Did you know that today, January 24th, 2022, is only the fourth International Day of Education in the entire history of the United Nations as we know it?
Well in their defense, whole countries and peoples should have thought of the need sooner. I guess you can say we’re all guilty, lol.
Did you also know that “about 258 million children and youth are out of school, according to UIS data for the school year ending in 2018. The total includes 59 million children of primary school age, 62 million of lower secondary school age and 138 million of upper secondary age?”
Crazy, right? Let’s not begin to delve into the disparity found in developing and under developed countries, nor inequality at its best as seen between a girl child and a boy child in such countries…
This doesn’t include the percentages in out-of-higher-school learning and/or post college education. Phew! And that’s formal education alone, as we know it.
P.s. UIS stands for UNESCO Institute for Statistics. I wondered myself writing this piece. Lol.
Under the United Nations theme for the 2022 International Day of Education, “Changing Course, Transforming Education,” I have come to realize further that transforming education transforms lives and dare I say, the course of nations.
We must rethink education from the most basic level and from the most basic forms. Teacher support groups, training and retraining, bridging the digital divide, promoting remote learning especially in parts that have little or no access to physical facilities, global youth mental health and education, environmental education…are but a few transformative actions that can be taken to help bring quality education to all. We’re barely scratching the surface on this one.
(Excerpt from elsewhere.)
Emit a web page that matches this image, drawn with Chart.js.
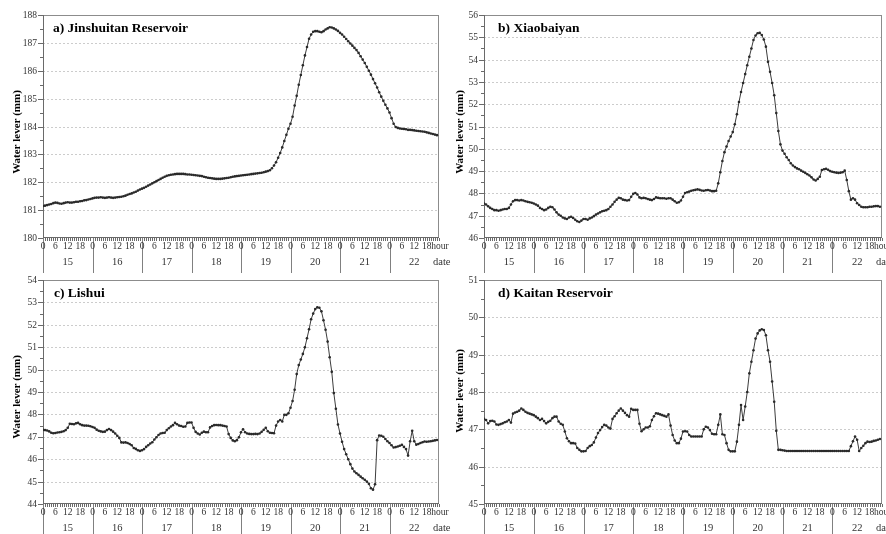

Over the course of 6 years and more, I have been privileged to teach professionally, working with young children and adolescents cutting across all levels of education from Early Stage to Middle School and High School.
I am in fact still a teacher who works remotely now. Just as I am still a student being taught (and I don’t mean it figuratively, like ‘a student of life’), I am finally taking my dreams off the dusty shelves and pursuing my culinary dream.
Informal and formal structures of education as we call them, are more or less meant to be life’s yin-yang eternal love duo. One was never meant to overshadow the other in my humble opinion.
What this has taught me is that education is and was always meant to be wholesome.
Innovation, equality and inclusion cannot be overemphasized in the bid to achieve the SDG 4 goal — education. “This means forging a new social contract for education, as called for by the UNESCO report on the Futures of Education, released November 2021. We have to repair past injustices and orient the digital transformation around inclusion and equity. And we need education to fully contribute to sustainable development,” Audrey Azoulay, UNESCO Director General, said on the occasion of International Day of Education last year.
Thus, in the wake of celebrating International Day of Education today, we must remember that the strength of education as a public endeavour is for the common good of our planet, present and future generations alike.